REPUBLIKA.CO.ID, DUSHANBE – Presiden Bangladesh M Abdul Hamid sedang mencari kerja sama dengan mitra internasional untuk membantu proses repatriasi pengungsi Rohingya ke Myanmar. Menurut dia, jika krisis dibiarkan, hal itu dapat menyebabkan kawasan tidak stabil.
“Kami mencari solusi damai untuk krisis dan juga menandatangani instrumen tentang pemulangan mereka (para pengungsi Rohingya) dengan Myanmar. Tapi jika dibiarkan tak terselesaikan, krisis dapat membuat seluruh kawasan tak stabil,” ujar Hamid, seperti dilaporkan kantor berita Bangladesh Sangbad Sangstha pada Sabtu (15/6).
Hal itu diungkapkan Hamid saat berpidato pada acara the 5th Summit of Conference on Interaction and Confidence Building Measures in Asia (CICA) di Dushanbe, Tajikistan. Itu merupakan forum antarpemerintah untuk meningkatkan kerja sama guna mempromosikan perdamaian, keamanan, dan stabilitas di Asia.
Sejumlah pemimpin negara, termasuk Presiden Turki Recep Tayyip Erdogan, menghadiri forum tersebut. Acara itu juga turut dihadiri beberapa organisasi internasional yang memiliki perhatian terhadap isu terkait.
Pada Agustus 2017, lebih dari 700 ribu orang Rohingya melarikan diri dan mengungsi ke Bangladesh. Hal itu terjadi setelah militer Myanmar melakukan operasi brutal untuk menangkap gerilyawan Arakan Rohingya Salvation Army (ARSA).
Masifnya arus pengungsi ke wilayah perbatasan Bangladesh segera memicu krisis kemanusiaan. Para pengungsi Rohingya terpaksa harus tinggal di tenda atau kamp dan menggantungkan hidup pada bantuan internasional.

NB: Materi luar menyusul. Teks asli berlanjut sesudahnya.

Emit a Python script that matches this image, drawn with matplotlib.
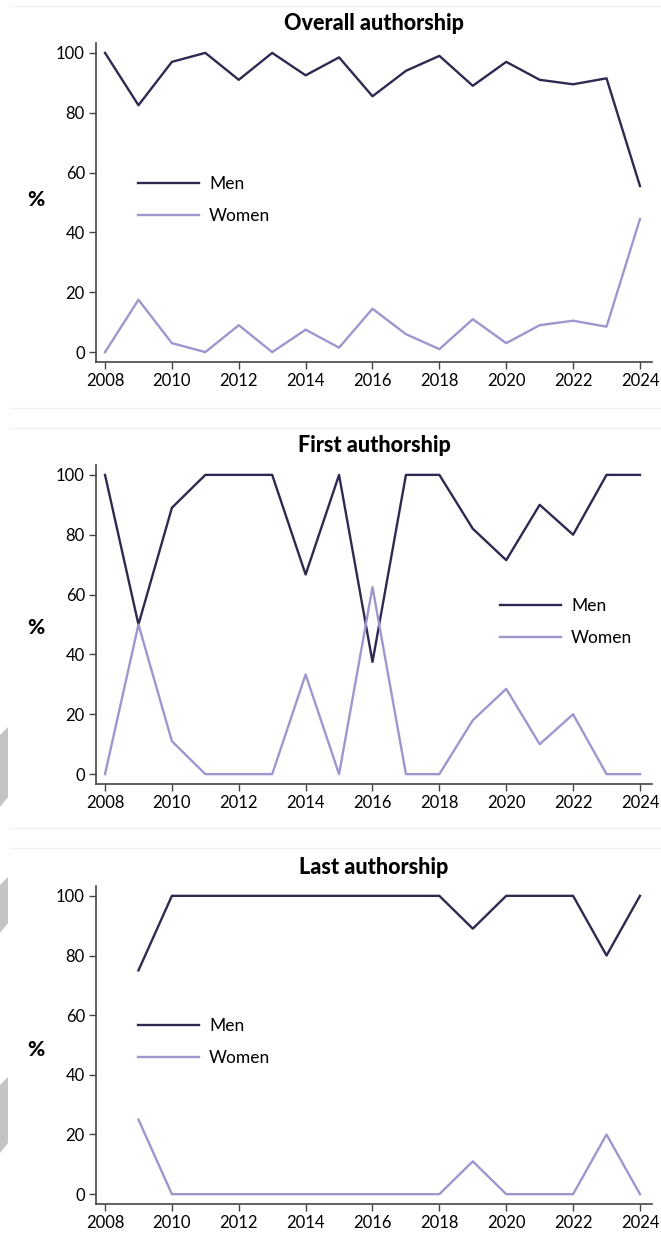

Pada Maret lalu, pelapor Khusus PBB untuk Myanmar Yanghee Lee menyerukan Dewan Keamanan PBB agar kasus kekerasan Rohingya dibawa ke Pengadilan Pidana Internasional (ICC). Menurut dia, para korban seharusnya tidak dibiarkan untuk menunggu proses peradilan internasional. "Jika tidak mungkin untuk merujuk situasinya ke ICC, komunitas internasional harus mempertimbangkan untuk membentuk pengadilan independen," kata Lee.